I might as well put my “where was I” two cents in

Published by Rick on Tagged Uncategorized

It was nothing special, actually. I was in 8th grade Math class, and another teacher knocked at our classroom door, asking to speak to our teacher, Hubert James (and yes, I remember most of my teachers’ FIRST names). He went out in the hall, then came back clearly distraught. He could only say that President Kennedy had been shot in the head. He said little else, and there was no discussion of the matter. We merely finished whatever exercise we were working on until the bell rang some 10 minutes later, then we went to lunch.

In the middle of lunch, Steve Barker, my history teacher, took a microphone to announce, very slowly, “It has been confirmed that President John Kennedy is dead!” I had never heard a lunchroom get so silent so quickly. No one broke down in tears, but I’d see a lot of that later in the day.

I had just turned 13, and didn’t know or care much about politics at the time. My parents were still about four years away from re-registering as Democrats, even voting for Barry Goldwater for president in ’64, but we were living in Arizona, his home state, at the time. They were not fans of the Kennedys, and the one my mom particularly hated was Jackie, with that faux-Marilyn Monroe voice. This is not to say they weren’t as deeply affected by the news as most other US citizens.

Like myself, most of the students seemed to take the news lightly, plus we still had three classes to go following lunch break. Our English teacher, Rosemary Blackhurst, chose to not talk about it, but merely wrote on the blackboard, “The Day President Kennedy Died,” very odd reaction I thought at the time, and still do. Shouldn’t we WANT to talk about it? Should we even be in class? What importance did any of the lessons have at this juncture? In my science class, Joe McLoughlin carried on as normal, making only a brief reference at the top of the class. My reading teacher Jeanette Groves, a total heartless bitch, if I can say so in retrospect, chose to lecture those who had transistor radios, reminding us that they are not allowed in classrooms, but under these circumstances, she wouldn’t send anyone to the principal’s office today. How incredibly big of her.

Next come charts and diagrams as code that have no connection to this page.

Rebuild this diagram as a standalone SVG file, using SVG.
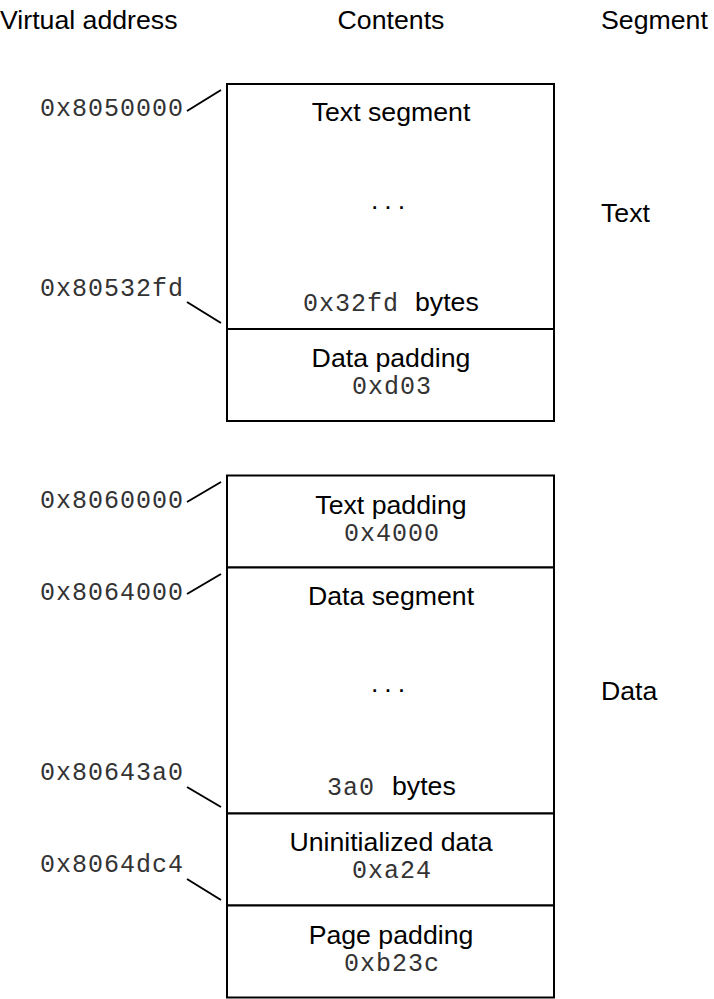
<svg xmlns="http://www.w3.org/2000/svg" width="714" height="999" viewBox="0 0 714 999">
<style>
.s{font-family:"Liberation Sans",Arial,sans-serif;font-size:26.7px;fill:#000}
.m{font-family:"Liberation Mono","Courier New",monospace;font-size:25px;letter-spacing:1px;fill:#333}
.c{text-anchor:middle}
.e{text-anchor:end}
.b{fill:#fff;stroke:#000;stroke-width:2}
.l{stroke:#000;stroke-width:2;fill:none}
</style>
<rect width="714" height="999" fill="#fff"/>
<g id="headers">
<text class="s" x="0" y="29">Virtual address</text>
<text class="s c" x="391" y="29">Contents</text>
<text class="s" x="601" y="29">Segment</text>
</g>
<g id="seg-labels">
<text class="s" x="601" y="222">Text</text>
<text class="s" x="601" y="700">Data</text>
</g>
<g id="text-segment">
<rect class="b" x="227" y="84" width="327" height="245"/>
<text class="s c" x="391" y="121">Text segment</text>
<text class="s c" x="391" y="209" letter-spacing="6">...</text>
<text class="m" x="303" y="311">0x32fd</text>
<text class="s" x="415" y="311">bytes</text>
</g>
<g id="data-padding">
<rect class="b" x="227" y="329" width="327" height="92"/>
<text class="s c" x="391" y="367">Data padding</text>
<text class="m c" x="392" y="394">0xd03</text>
</g>
<g id="text-padding">
<rect class="b" x="227" y="475.5" width="327" height="92"/>
<text class="s c" x="391" y="514">Text padding</text>
<text class="m c" x="392" y="541">0x4000</text>
</g>
<g id="data-segment">
<rect class="b" x="227" y="567.5" width="327" height="246"/>
<text class="s c" x="391" y="605">Data segment</text>
<text class="s c" x="391" y="692" letter-spacing="6">...</text>
<text class="m" x="327" y="795">3a0</text>
<text class="s" x="392" y="795">bytes</text>
</g>
<g id="uninit-data">
<rect class="b" x="227" y="813.5" width="327" height="92"/>
<text class="s c" x="391" y="851">Uninitialized data</text>
<text class="m c" x="392" y="878">0xa24</text>
</g>
<g id="page-padding">
<rect class="b" x="227" y="905.5" width="327" height="92"/>
<text class="s c" x="391" y="944">Page padding</text>
<text class="m c" x="392" y="971">0xb23c</text>
</g>
<g id="addresses">
<text class="m e" x="184" y="116">0x8050000</text>
<text class="m e" x="184" y="296">0x80532fd</text>
<text class="m e" x="184" y="508">0x8060000</text>
<text class="m e" x="184" y="600">0x8064000</text>
<text class="m e" x="184" y="780">0x80643a0</text>
<text class="m e" x="184" y="872">0x8064dc4</text>
</g>
<g id="connectors">
<line class="l" x1="187" y1="111" x2="221" y2="90"/>
<line class="l" x1="187" y1="302" x2="221" y2="323"/>
<line class="l" x1="187" y1="502" x2="221" y2="482"/>
<line class="l" x1="187" y1="594" x2="221" y2="574"/>
<line class="l" x1="187" y1="787" x2="221" y2="807"/>
<line class="l" x1="187" y1="879" x2="221" y2="900"/>
</g>
</svg>
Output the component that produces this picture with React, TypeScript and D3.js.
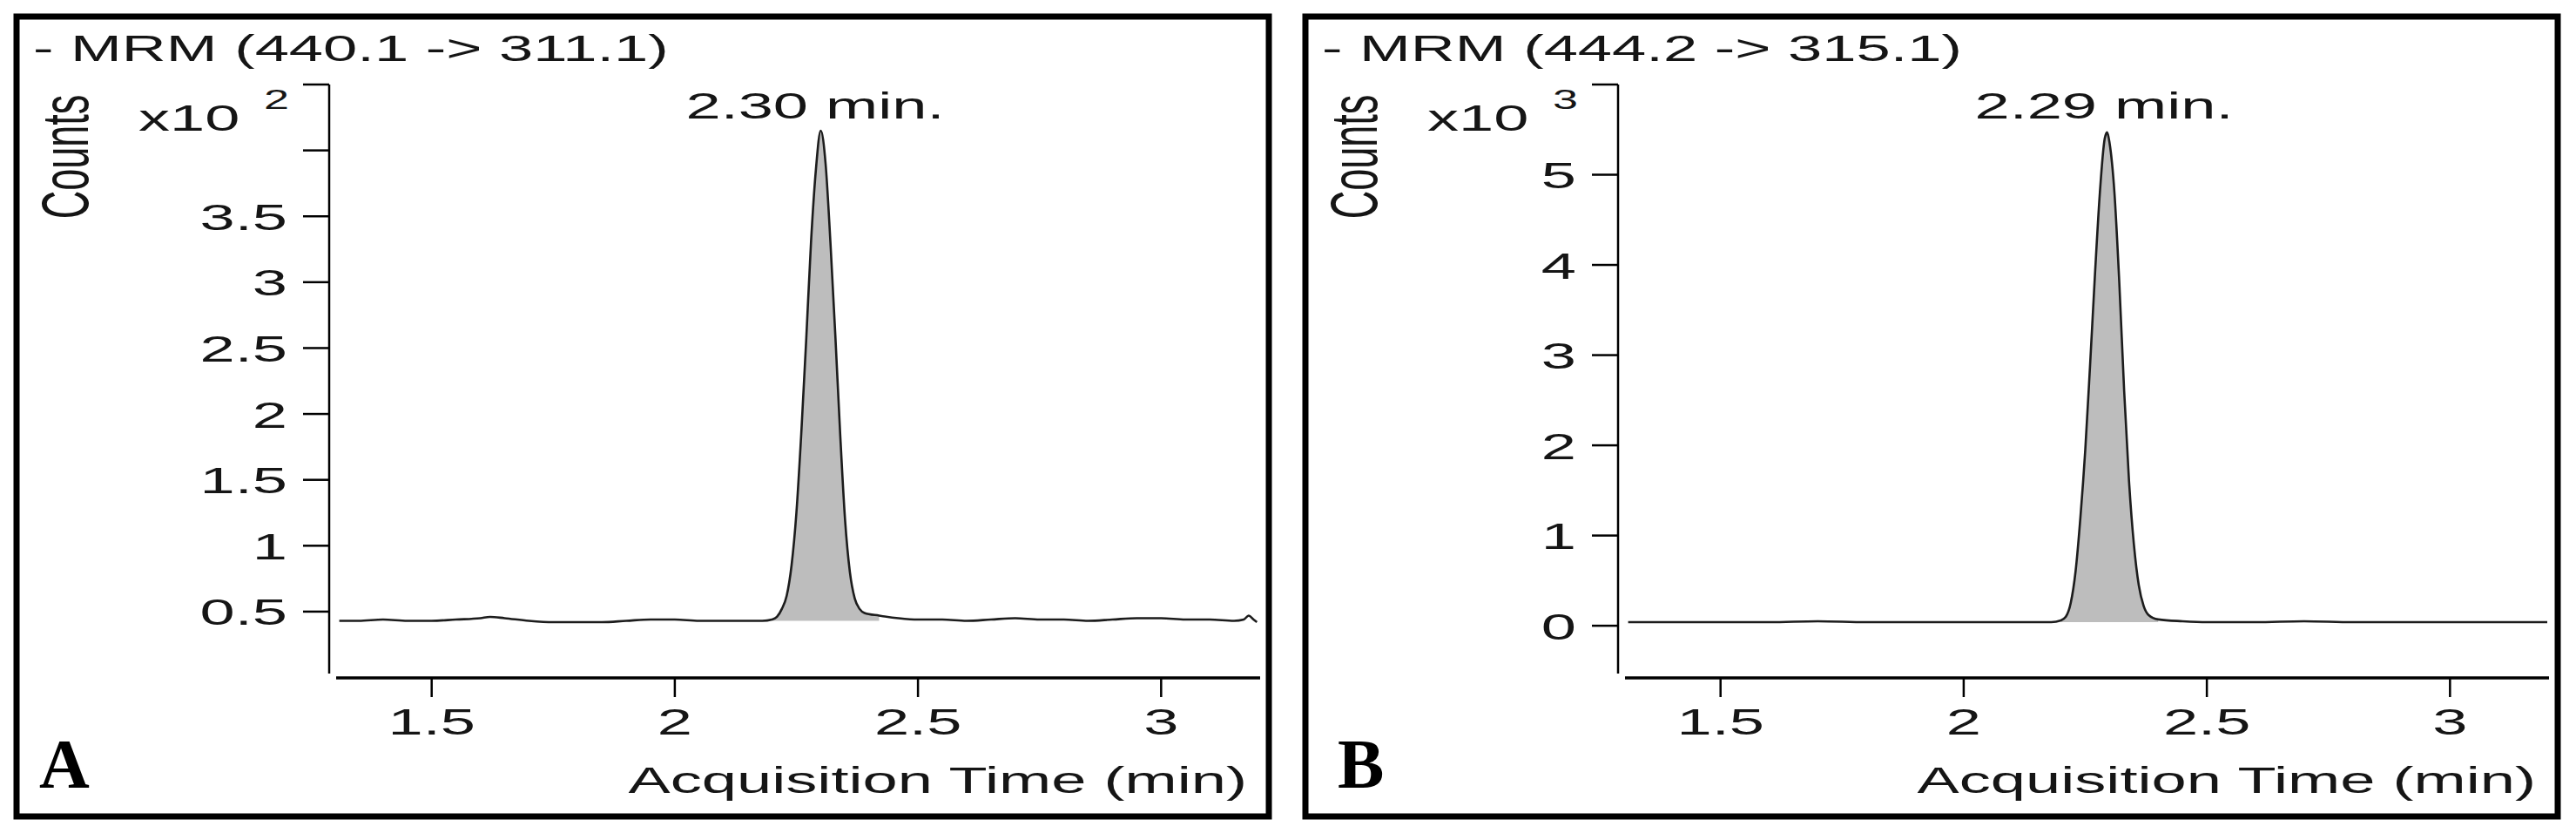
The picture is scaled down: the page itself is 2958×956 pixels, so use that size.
import * as d3 from "d3";

// horizontal stretch the original figure has on its text
const SX = 1.68;
const FONT = "'Liberation Sans', Arial, sans-serif";

// x axis (acquisition time, min)
const xDomain = [1.3, 3.2];
const xTicks = [1.5, 2, 2.5, 3];

// panel A : MRM 440.1 -> 311.1, counts x10^2
const timeA = [
  1.31, 1.35, 1.4, 1.45, 1.5, 1.55, 1.6, 1.62, 1.65, 1.7, 1.75, 1.8, 1.85, 1.9, 1.95, 2.0, 2.05, 2.1, 2.15,
  2.18, 2.2, 2.21, 2.22, 2.23, 2.24, 2.25, 2.26, 2.27, 2.28, 2.29, 2.3, 2.31, 2.32, 2.33, 2.34, 2.35, 2.36,
  2.37, 2.38, 2.39, 2.42, 2.46, 2.5, 2.55, 2.6, 2.65, 2.7, 2.75, 2.8, 2.85, 2.9, 2.95, 3.0, 3.05, 3.1, 3.15,
  3.17, 3.18, 3.19, 3.197,
];
const countsA = [
  0.43, 0.43, 0.44, 0.43, 0.43, 0.44, 0.45, 0.46, 0.45, 0.43, 0.42, 0.42, 0.42, 0.43, 0.44, 0.44, 0.43, 0.43, 0.43,
  0.43, 0.44, 0.46, 0.52, 0.62, 0.85, 1.25, 1.85, 2.55, 3.3, 3.85, 4.15, 3.9, 3.3, 2.6, 1.85, 1.2, 0.8,
  0.6, 0.52, 0.49, 0.47, 0.45, 0.44, 0.44, 0.43, 0.44, 0.45, 0.44, 0.44, 0.43, 0.44, 0.45, 0.45, 0.44, 0.44, 0.43,
  0.44, 0.47, 0.44, 0.42,
];
const peakRangeA = [2.2, 2.42];
const baselineA = 0.43;
const yDomainA = [0.03, 4.5];
const yTicksA = [0.5, 1, 1.5, 2, 2.5, 3, 3.5, 4, 4.5];
const yLabelsA = ["0.5", "1", "1.5", "2", "2.5", "3", "3.5", "", ""];

// panel B : MRM 444.2 -> 315.1, counts x10^3
const timeB = [
  1.31, 1.4, 1.5, 1.6, 1.7, 1.8, 1.9, 2.0, 2.1, 2.15, 2.18, 2.2, 2.21, 2.22, 2.23, 2.24, 2.25, 2.26, 2.27,
  2.28, 2.29, 2.295, 2.3, 2.31, 2.32, 2.33, 2.34, 2.35, 2.36, 2.37, 2.38, 2.4, 2.45, 2.5, 2.6, 2.7, 2.8,
  2.9, 3.0, 3.1, 3.2,
];
const countsB = [
  0.04, 0.04, 0.04, 0.04, 0.05, 0.04, 0.04, 0.04, 0.04, 0.04, 0.04, 0.06, 0.1, 0.25, 0.6, 1.2, 1.95, 2.9, 3.9,
  4.8, 5.4, 5.47, 5.35, 4.8, 3.8, 2.6, 1.6, 0.9, 0.45, 0.22, 0.12, 0.07, 0.05, 0.04, 0.04, 0.05, 0.04,
  0.04, 0.04, 0.04, 0.04,
];
const peakRangeB = [2.19, 2.42];
const baselineB = 0.04;
const yDomainB = [-0.53, 6];
const yTicksB = [0, 1, 2, 3, 4, 5, 6];
const yLabelsB = ["0", "1", "2", "3", "4", "5", ""];

const titles = ["- MRM (440.1 -> 311.1)", "- MRM (444.2 -> 315.1)"];
const exponents = ["2", "3"];
const peakLabels = ["2.30 min.", "2.29 min."];
const panelLetters = ["A", "B"];

type PanelProps = {
  offset: number;
  time: number[];
  counts: number[];
  peakRange: number[];
  baseline: number;
  yDomain: number[];
  yTicks: number[];
  yLabels: string[];
  title: string;
  exponent: string;
  peakLabel: string;
  letter: string;
};

const SText = ({ x, y, size, anchor = "start", dy, rotate, children }: any) => (
  <text
    transform={`translate(${x},${y}) scale(${SX},1)${rotate ? ` rotate(${rotate})` : ""}`}
    fontSize={size}
    textAnchor={anchor}
    dy={dy}
    fill="#151515"
    fontFamily={FONT}
  >
    {children}
  </text>
);

const Panel = (p: PanelProps) => {
  const x = d3.scaleLinear().domain(xDomain).range([384, 1445]);
  const y = d3.scaleLinear().domain(p.yDomain).range([773, 97]);
  const pts = p.time.map((t, i) => [t, p.counts[i]] as [number, number]);
  const peakPts = pts.filter((d) => d[0] >= p.peakRange[0] && d[0] <= p.peakRange[1]);

  const line = d3
    .line<[number, number]>()
    .x((d) => x(d[0]))
    .y((d) => y(d[1]))
    .curve(d3.curveMonotoneX);
  const area = d3
    .area<[number, number]>()
    .x((d) => x(d[0]))
    .y0(y(p.baseline))
    .y1((d) => y(d[1]))
    .curve(d3.curveMonotoneX);

  return (
    <g transform={`translate(${p.offset},0)`}>
      <rect x={19} y={19} width={1438} height={918} fill="white" stroke="black" strokeWidth={7} />
      <SText x={38} y={70} size={42}>{p.title}</SText>

      {/* y axis */}
      <SText x={74} y={180} size={45} anchor="middle" dy="0.36em" rotate={-90}>Counts</SText>
      <SText x={159} y={150} size={43}>x10</SText>
      <SText x={303} y={125} size={31}>{p.exponent}</SText>
      <line x1={378} x2={378} y1={y(p.yDomain[1])} y2={773} stroke="black" strokeWidth={2.5} />
      {p.yTicks.map((t, i) => (
        <g key={i}>
          <line x1={348} x2={378} y1={y(t)} y2={y(t)} stroke="black" strokeWidth={2.5} />
          <SText x={330} y={y(t)} size={43} anchor="end" dy="0.36em">{p.yLabels[i]}</SText>
        </g>
      ))}

      {/* x axis */}
      <line x1={386} x2={1447} y1={778} y2={778} stroke="black" strokeWidth={3.5} />
      {xTicks.map((t) => (
        <g key={t}>
          <line x1={x(t)} x2={x(t)} y1={778} y2={800} stroke="black" strokeWidth={2.5} />
          <SText x={x(t)} y={843} size={43} anchor="middle">{String(t)}</SText>
        </g>
      ))}
      <SText x={1432} y={910} size={43} anchor="end">Acquisition Time (min)</SText>

      {/* trace */}
      <path d={area(peakPts) || ""} fill="#bdbdbd" />
      <path d={line(pts) || ""} fill="none" stroke="#1c1c1c" strokeWidth={2.6} />
      <SText x={936} y={136} size={43} anchor="middle">{p.peakLabel}</SText>

      <text x={p.letter === "A" ? 45 : 56} y={904} fontSize={80} fontWeight="bold" fontFamily="'Liberation Serif', 'Times New Roman', serif">
        {p.letter}
      </text>
    </g>
  );
};

export default function App() {
  return (
    <svg width={2958} height={956} style={{ position: "absolute", left: 0, top: 0, background: "white" }}>
      <rect width={2958} height={956} fill="white" />
      <Panel
        offset={0}
        time={timeA}
        counts={countsA}
        peakRange={peakRangeA}
        baseline={baselineA}
        yDomain={yDomainA}
        yTicks={yTicksA}
        yLabels={yLabelsA}
        title={titles[0]}
        exponent={exponents[0]}
        peakLabel={peakLabels[0]}
        letter={panelLetters[0]}
      />
      <Panel
        offset={1480}
        time={timeB}
        counts={countsB}
        peakRange={peakRangeB}
        baseline={baselineB}
        yDomain={yDomainB}
        yTicks={yTicksB}
        yLabels={yLabelsB}
        title={titles[1]}
        exponent={exponents[1]}
        peakLabel={peakLabels[1]}
        letter={panelLetters[1]}
      />
    </svg>
  );
}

That evening, for some reason my brother was off with friends while my dad was in New York visiting his sister and mother. (Coincidentally, he was also on the East Coast when Robert Kennedy was slain in 1968.) So my mom and I watched TV news coverage for most of the night, with most of it seemingly speculation and/or re-hashings of that which had already happened. There were many interviews with people on the street, and I remember thinking at the time, “What if they asked someone, and the person professed to be happy with the news?” You couldn’t cut to commercial in that situation! No one did, and no one swore, either, probably a bigger concern given the high emotion of the day.

More crazy was the arrest of Lee Harvey Oswald and his assassination a mere two days later. For the first time, people witnessed a murder on live television. I remember being appalled even then that when people were asked their opinion of what had just happened, some were suggesting that Jack Ruby, Oswald’s assassin, should be designated a national hero. Idiots! Even 50 years later, there still appears to be little certainty that Oswald was the (only) one, made even more muddled by the fact that most of the people who knew anything at the time were dead within 3 years, Jack Ruby included. I always recall Bill Hicks line about taking the Dallas assassination tour: “And we went to the Texas School Book Depository, and just like in 1963, Oswald wasn’t there!”

There have been no presidential assassinations since, though Robert Kennedy was a front-runner for the office when he was killed by Sirhan Sirhan in Los Angeles. Martin Luther King was slain two months earlier. As for presidents, there were two thwarted attempts on Gerald Ford within weeks of each other in 1975, and Ronald Reagan was shot in 1981, only three months after taking office, but survived and served two full terms. That there’s only been four presidents killed while in office (In contrast, 26 popes, but surprisingly only ONE British Prime Minister, have been victims), and that we’ve gone 50 years without such a tragedy, both facts can be rather astonishing, considering the plethora of gun nuts out there and the hate that every president in office tends to inspire. Obama gets probably more death threats every day than any other in history, but still manages to soldier on. Hopefully, common sense will prevail over his remaining three years.

Also passing away that ignominious day 50 years ago: Aldous Huxley, author of “Brave New World.” Talk about getting upstaged!